Secondo Patricia Boyle, neuropsicologa e scienziata comportamentale, docente al Rush University Medical Center, dare un significato alla propria vita può fornire vantaggi incredibili per la salute. Tra questi, meno probabilità di soffrire di mortalità precoce, di avere un ictus, di sviluppare il morbo di Alzheimer e di andare incontro a un forte declino cognitivo.

Il significato non deve essere per forza complicato o ambizioso, ma serve a sentirsi realizzati. Per citare un’altra indagine di Levy e del suo team, tra cento ottantunenni, il gruppo esposto settimanalmente, per un mese, a stereotipi positivi impliciti ha ottenuto risultati migliori nei test di andatura, forza ed equilibrio.
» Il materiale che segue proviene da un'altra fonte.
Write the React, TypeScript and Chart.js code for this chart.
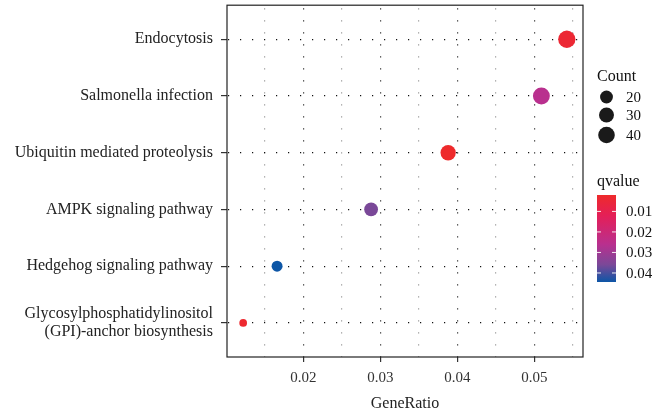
import React, { useEffect, useRef } from "react";
import { Chart, registerables } from "chart.js";

Chart.register(...registerables);

// ---- data ----
const categories: string[] = [
  "Glycosylphosphatidylinositol\n(GPI)-anchor biosynthesis",
  "Hedgehog signaling pathway",
  "AMPK signaling pathway",
  "Ubiquitin mediated proteolysis",
  "Salmonella infection",
  "Endocytosis",
];
const geneRatio: number[] = [0.0122, 0.0166, 0.0288, 0.0388, 0.0509, 0.0542];
const counts: number[] = [10, 14, 24, 32, 42, 45];
const qvalues: number[] = [0.003, 0.0444, 0.036, 0.002, 0.026, 0.004];

const xTicks: number[] = [0.015, 0.02, 0.025, 0.03, 0.035, 0.04, 0.045, 0.05, 0.055];
const xMajor: number[] = [0.02, 0.03, 0.04, 0.05];
const countLegend: number[] = [20, 30, 40];
const qLegend: number[] = [0.01, 0.02, 0.03, 0.04];
const qMin = 0.002;
const qMax = 0.0444;

// ---- styling helpers ----
const FONT = '"Liberation Serif", "Times New Roman", serif';
const SHIFT = 12; // canvas is placed SHIFT px above the page top
const D_MIN = 7.7;
const D_MAX = 17.3;
const cMin = Math.min(...counts);
const cMax = Math.max(...counts);
function radiusFor(c: number): number {
  const t = Math.max(0, (c - cMin) / (cMax - cMin));
  return (D_MIN + (D_MAX - D_MIN) * Math.sqrt(t)) / 2;
}

const colorStops: [number, [number, number, number]][] = [
  [0.0, [238, 42, 43]],
  [0.24, [228, 31, 88]],
  [0.57, [184, 48, 143]],
  [0.8, [123, 72, 152]],
  [1.0, [13, 86, 166]],
];
function rgbAt(t: number): string {
  t = Math.min(1, Math.max(0, t));
  for (let i = 1; i < colorStops.length; i++) {
    const [t1, c1] = colorStops[i];
    const [t0, c0] = colorStops[i - 1];
    if (t <= t1) {
      const f = (t - t0) / (t1 - t0);
      const c = c0.map((v, k) => Math.round(v + (c1[k] - v) * f));
      return `rgb(${c[0]},${c[1]},${c[2]})`;
    }
  }
  const c = colorStops[colorStops.length - 1][1];
  return `rgb(${c[0]},${c[1]},${c[2]})`;
}
function colorForQ(q: number): string {
  return rgbAt((q - qMin) / (qMax - qMin));
}

const isMajor = (v: number) => xMajor.some((m) => Math.abs(m - v) < 1e-9);

const legendPlugin = {
  id: "ggLegend",
  afterDraw(chart: any) {
    const ctx: CanvasRenderingContext2D = chart.ctx;
    const a = chart.chartArea;
    ctx.save();
    // panel border
    ctx.strokeStyle = "#222";
    ctx.lineWidth = 1.2;
    ctx.strokeRect(a.left, a.top, a.right - a.left, a.bottom - a.top);

    const lx = a.right + 14;
    const o = SHIFT;
    ctx.textAlign = "left";
    ctx.textBaseline = "middle";
    ctx.fillStyle = "#111";
    ctx.font = `16px ${FONT}`;
    ctx.fillText("Count", lx, 77 + o);

    const ys = [97, 115, 135];
    ctx.font = `15px ${FONT}`;
    countLegend.forEach((c, i) => {
      ctx.beginPath();
      ctx.fillStyle = "#1a1a1a";
      ctx.arc(lx + 9.5, ys[i] + o, radiusFor(c), 0, Math.PI * 2);
      ctx.fill();
      ctx.fillStyle = "#111";
      ctx.fillText(String(c), lx + 29, ys[i] + o + 1);
    });

    // qvalue colorbar
    ctx.font = `16px ${FONT}`;
    ctx.fillStyle = "#111";
    ctx.fillText("qvalue", lx, 182 + o);
    const bx = lx, bw = 19, by = 195 + o, bh = 87;
    const grad = ctx.createLinearGradient(0, by, 0, by + bh);
    colorStops.forEach(([t]) => grad.addColorStop(t, rgbAt(t)));
    ctx.fillStyle = grad;
    ctx.fillRect(bx, by, bw, bh);
    ctx.font = `15px ${FONT}`;
    qLegend.forEach((q) => {
      const y = by + ((q - qMin) / (qMax - qMin)) * bh;
      ctx.strokeStyle = "rgba(255,255,255,0.9)";
      ctx.lineWidth = 1;
      ctx.beginPath();
      ctx.moveTo(bx, y);
      ctx.lineTo(bx + 4, y);
      ctx.moveTo(bx + bw - 4, y);
      ctx.lineTo(bx + bw, y);
      ctx.stroke();
      ctx.fillStyle = "#111";
      ctx.fillText(q.toFixed(2), lx + 29, y + 1);
    });
    ctx.restore();
  },
};

export default function App() {
  const ref = useRef<HTMLCanvasElement | null>(null);
  useEffect(() => {
    if (!ref.current) return;
    const data = geneRatio.map((x, i) => ({ x, y: i + 1 }));
    const chart = new Chart(ref.current, {
      type: "scatter",
      data: {
        datasets: [
          {
            data,
            pointRadius: counts.map(radiusFor),
            pointHoverRadius: counts.map(radiusFor),
            pointBackgroundColor: qvalues.map(colorForQ),
            pointBorderWidth: 0,
            pointBorderColor: "rgba(0,0,0,0)",
          },
        ],
      },
      options: {
        animation: false,
        responsive: true,
        maintainAspectRatio: false,
        layout: { autoPadding: false, padding: { top: 5, right: 70, left: 0, bottom: 0 } },
        plugins: { legend: { display: false }, tooltip: { enabled: false } },
        scales: {
          x: {
            type: "linear",
            min: 0.0101,
            max: 0.0563,
            afterBuildTicks: (s: any) => {
              s.ticks = xTicks.map((v) => ({ value: v }));
            },
            afterFit: (s: any) => {
              s.height = 60;
            },
            ticks: {
              autoSkip: false,
              maxRotation: 0,
              padding: 7,
              color: "#333",
              font: { family: FONT, size: 15 },
              callback: (v: any) => (isMajor(Number(v)) ? Number(v).toFixed(2) : ""),
            },
            grid: {
              color: (c: any) => (c.tick && isMajor(c.tick.value) ? "#333" : "#9a9a9a"),
              lineWidth: 1.2,
              tickLength: 5,
              tickColor: (c: any) => (c.tick && isMajor(c.tick.value) ? "#333" : "rgba(0,0,0,0)"),
              tickWidth: 1.2,
            },
            border: { display: false, dash: [1.2, 10.8], dashOffset: -3 },
            title: {
              display: true,
              text: "GeneRatio",
              color: "#222",
              font: { family: FONT, size: 16 },
              padding: { top: 0, bottom: 4 },
            },
          },
          y: {
            type: "linear",
            min: 0.4,
            max: 6.6,
            afterBuildTicks: (s: any) => {
              s.ticks = categories.map((_, i) => ({ value: i + 1 }));
            },
            afterFit: (s: any) => {
              s.width = 227;
            },
            ticks: {
              autoSkip: false,
              padding: 8,
              color: "#222",
              font: { family: FONT, size: 16, lineHeight: 1.15 },
              callback: (v: any) => {
                const lbl = categories[Math.round(Number(v)) - 1] || "";
                return lbl.includes("\n") ? lbl.split("\n") : lbl;
              },
            },
            grid: {
              color: "#111",
              lineWidth: 1.2,
              tickLength: 6,
              tickColor: "#333",
              tickWidth: 1.2,
            },
            border: { display: false, dash: [1.2, 10.8], dashOffset: -1 },
          },
        },
      },
      plugins: [legendPlugin],
    });
    return () => chart.destroy();
  }, []);
  return (
    <div
      style={{
        position: "absolute",
        left: 0,
        top: -SHIFT,
        width: 653,
        height: 417 + SHIFT,
        background: "#fff",
      }}
    >
      <canvas ref={ref} />
    </div>
  );
}
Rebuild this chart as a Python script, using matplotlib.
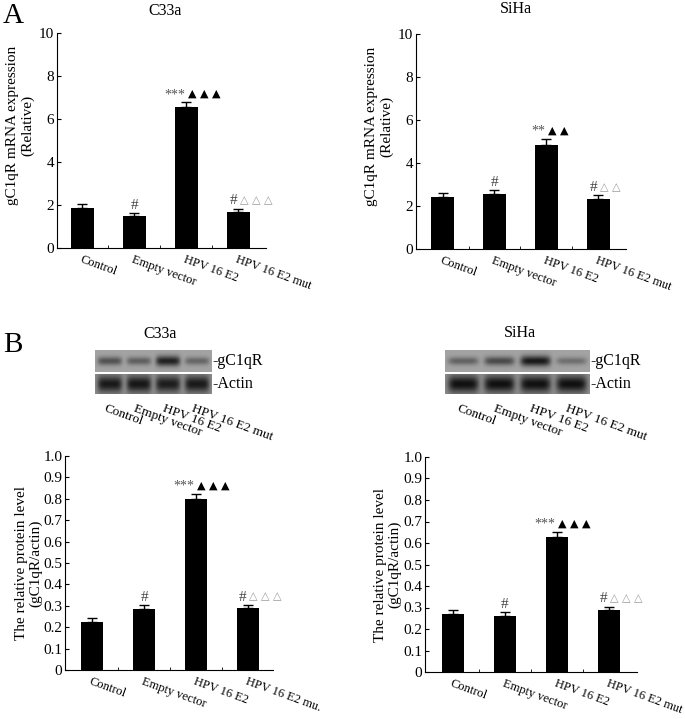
import numpy as np
import matplotlib
matplotlib.use("Agg")
import matplotlib.pyplot as plt

plt.rcParams['font.family'] = ['Liberation Serif', 'DejaVu Sans']

groups = ["Control", "Empty vector", "HPV 16 E2", "HPV 16 E2 mut"]
groups_b1 = ["Control", "Empty vector", "HPV 16 E2", "HPV 16 E2 mu."]

# A: mRNA (relative)
c33a_mrna = [1.85, 1.48, 6.55, 1.68]
c33a_mrna_err = [0.18, 0.13, 0.22, 0.15]
siha_mrna = [2.43, 2.57, 4.86, 2.32]
siha_mrna_err = [0.18, 0.16, 0.24, 0.17]

# B: protein (gC1qR/actin)
c33a_prot = [0.226, 0.286, 0.80, 0.289]
c33a_prot_err = [0.016, 0.017, 0.022, 0.014]
siha_prot = [0.27, 0.26, 0.63, 0.288]
siha_prot_err = [0.018, 0.017, 0.022, 0.015]

# significance marks: (left part, right part) per bar
c33a_mrna_sig = [("", ""), ("#", ""), ("***", "▲ ▲ ▲"), ("#", "△ △ △")]
siha_mrna_sig = [("", ""), ("#", ""), ("**", "▲ ▲"), ("#", "△ △")]
c33a_prot_sig = [("", ""), ("#", ""), ("***", "▲ ▲ ▲"), ("#", "△ △ △")]
siha_prot_sig = [("", ""), ("#", ""), ("***", "▲ ▲ ▲"), ("#", "△ △ △")]

# western blot band strength per lane (0..1)
c33a_gc1qr_band = [0.50, 0.42, 0.80, 0.38]
c33a_actin_band = [0.82, 0.84, 0.80, 0.82]
siha_gc1qr_band = [0.40, 0.55, 0.85, 0.32]
siha_actin_band = [0.88, 0.88, 0.88, 0.88]

W, H = 685, 719
fig = plt.figure(figsize=(W / 100, H / 100), dpi=100)


def px_axes(x0, y0, x1, y1):
    return fig.add_axes([x0 / W, 1 - y1 / H, (x1 - x0) / W, (y1 - y0) / H])


def bar_panel(ax, vals, errs, sig, labels, ymax, yticks, yticklabels, ylabel, label_y, xlim):
    x = np.arange(len(vals))
    ax.bar(x, vals, width=0.44, color='black',
           yerr=[np.zeros(len(errs)), errs], capsize=3.5,
           error_kw=dict(elinewidth=1.0, capthick=1.0, ecolor='black'))
    ax.set_xlim(*xlim)
    ax.set_ylim(0, ymax)
    ax.spines['top'].set_visible(False)
    ax.spines['right'].set_visible(False)
    ax.set_yticks(yticks)
    ax.set_yticklabels(yticklabels, fontsize=11)
    ax.tick_params(axis='y', direction='in', length=3, pad=2)
    ax.set_xticks(x)
    ax.set_xticklabels(labels, rotation=-20, ha='left', va='top',
                       rotation_mode='anchor', fontsize=9)
    ax.set_xticks(x[:-1] + 0.5, minor=True)
    ax.tick_params(axis='x', which='major', length=0, pad=4)
    ax.tick_params(axis='x', which='minor', direction='in', length=2)
    ax.set_ylabel(ylabel, fontsize=11, linespacing=1.1)
    ax.yaxis.set_label_coords(-0.11, label_y)
    for i, (left, right) in enumerate(sig):
        top = vals[i] + errs[i]
        if left == "#" and right == "":
            ax.annotate("#", (x[i], top), xytext=(0, 1), textcoords='offset points',
                        ha='center', va='bottom', fontsize=11, color='#444444')
            continue
        if left:
            col = '#555555' if left.startswith('*') else '#444444'
            ax.annotate(left, (x[i], top), xytext=(-1, 1), textcoords='offset points',
                        ha='right', va='bottom', fontsize=10 if left.startswith('*') else 11,
                        color=col)
        if right:
            col = 'black' if right.startswith('▲') else '#999999'
            ax.annotate(right, (x[i], top), xytext=(1, 2.5), textcoords='offset points',
                        ha='left', va='bottom', fontsize=8, color=col,
                        family='DejaVu Sans')


def blot_strip(ax, bands, bg, thick):
    nx, ny = 160, 30
    xs = np.linspace(0, len(bands), nx)
    ys = np.linspace(0, 1, ny)
    X, Y = np.meshgrid(xs, ys)
    img = np.full_like(X, bg)
    for i, b in enumerate(bands):
        prof_x = np.exp(-((X - (i + 0.5)) / 0.42) ** 6)
        prof_y = np.exp(-((Y - 0.5) / (thick * (0.6 + 0.6 * b))) ** 2)
        img = img - bg * b * prof_x * prof_y
    ax.imshow(img, cmap='gray', vmin=0, vmax=1, aspect='auto',
              extent=(0, len(bands), 0, 1), interpolation='bilinear')
    ax.set_xticks([])
    ax.set_yticks([])
    for s in ax.spines.values():
        s.set_visible(False)


def blot(x0, x1, gband, aband, lane_labels):
    top = px_axes(x0, 350, x1, 372)
    blot_strip(top, gband, 0.64, 0.22)
    bot = px_axes(x0, 374, x1, 394)
    blot_strip(bot, aband, 0.55, 0.38)
    top.text(1.0, 0.5, "-gC1qR", transform=top.transAxes, ha='left', va='center', fontsize=11.5)
    bot.text(1.0, 0.5, "-Actin", transform=bot.transAxes, ha='left', va='center', fontsize=11.5)
    for i, lab in enumerate(lane_labels):
        bot.text(i + 0.4, -0.45, lab, transform=bot.transData, rotation=-20,
                 ha='left', va='top', rotation_mode='anchor', fontsize=9.5)


# panel A
axA1 = px_axes(57, 33, 266, 248)
bar_panel(axA1, c33a_mrna, c33a_mrna_err, c33a_mrna_sig, groups, 10,
          [0, 2, 4, 6, 8, 10], ["0", "2", "4", "6", "8", "10"],
          "gC1qR mRNA expression\n(Relative)", 0.57, (-0.49, 3.53))
axA2 = px_axes(416, 34, 626, 249)
bar_panel(axA2, siha_mrna, siha_mrna_err, siha_mrna_sig, groups, 10,
          [0, 2, 4, 6, 8, 10], ["0", "2", "4", "6", "8", "10"],
          "gC1qR mRNA expression\n(Relative)", 0.57, (-0.51, 3.53))

# panel B
pticks = [round(0.1 * i, 1) for i in range(11)]
plabels = ["0"] + ["%.1f" % t for t in pticks[1:]]
axB1 = px_axes(65, 456, 273, 670)
bar_panel(axB1, c33a_prot, c33a_prot_err, c33a_prot_sig, groups_b1, 1.0,
          pticks, plabels, "The relative protein level\n(gC1qR/actin)", 0.5, (-0.52, 3.48))
axB2 = px_axes(425, 457, 637, 672)
bar_panel(axB2, siha_prot, siha_prot_err, siha_prot_sig, groups, 1.0,
          pticks, plabels, "The relative protein level\n(gC1qR/actin)", 0.5, (-0.54, 3.54))

blot(95, 212, c33a_gc1qr_band, c33a_actin_band, groups)
blot(445, 590, siha_gc1qr_band, siha_actin_band, groups)

# titles and panel letters
fig.text(165 / W, 1 - 11 / H, "C33a", ha='center', va='center', fontsize=11.5)
fig.text(516 / W, 1 - 9 / H, "SiHa", ha='center', va='center', fontsize=11.5)
fig.text(160 / W, 1 - 334 / H, "C33a", ha='center', va='center', fontsize=11.5)
fig.text(520 / W, 1 - 333 / H, "SiHa", ha='center', va='center', fontsize=11.5)
fig.text(3 / W, 1 - 16 / H, "A", ha='left', va='center', fontsize=21)
fig.text(3 / W, 1 - 345 / H, "B", ha='left', va='center', fontsize=21)

fig.savefig("out.png", dpi=100)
I miglioramenti sono stati maggiori rispetto ai risultati di un gruppo di coetanei che ha svolto attività fisica per sei mesi.

Non soltanto, come scrive «The New York Times», assorbiamo gli stereotipi fin da quando siamo piccoli, attraverso i ritratti denigratori dei media e le favole sulle vecchie streghe malvagie. Pure le istituzioni – i datori di lavoro, le organizzazioni sanitarie, le politiche abitative – trasmettono un pregiudizio simile, mettendo in atto quello che viene definito «ageismo strutturale».

Per invertire la tendenza, secondo Levy, sono necessari cambiamenti radicali, un «movimento di liberazione dall’età». Utilizzando le stesse tecniche che misurano gli atteggiamenti stereotipati, il suo team è riuscito a migliorare l’autostima delle persone anziane. I ricercatori di molti altri Paesi hanno replicato i loro risultati. «Le convinzioni non si creano, ma si possono attivare», ha detto Levy, stimolando le persone con parole come «dinamico» e «pieno di vita», invece di «scontroso» o «indifeso». Anche se i bambini hanno già dei pregiudizi fin nei primi anni, non sono incisi nella pietra: «Sono malleabili, possiamo modificarli».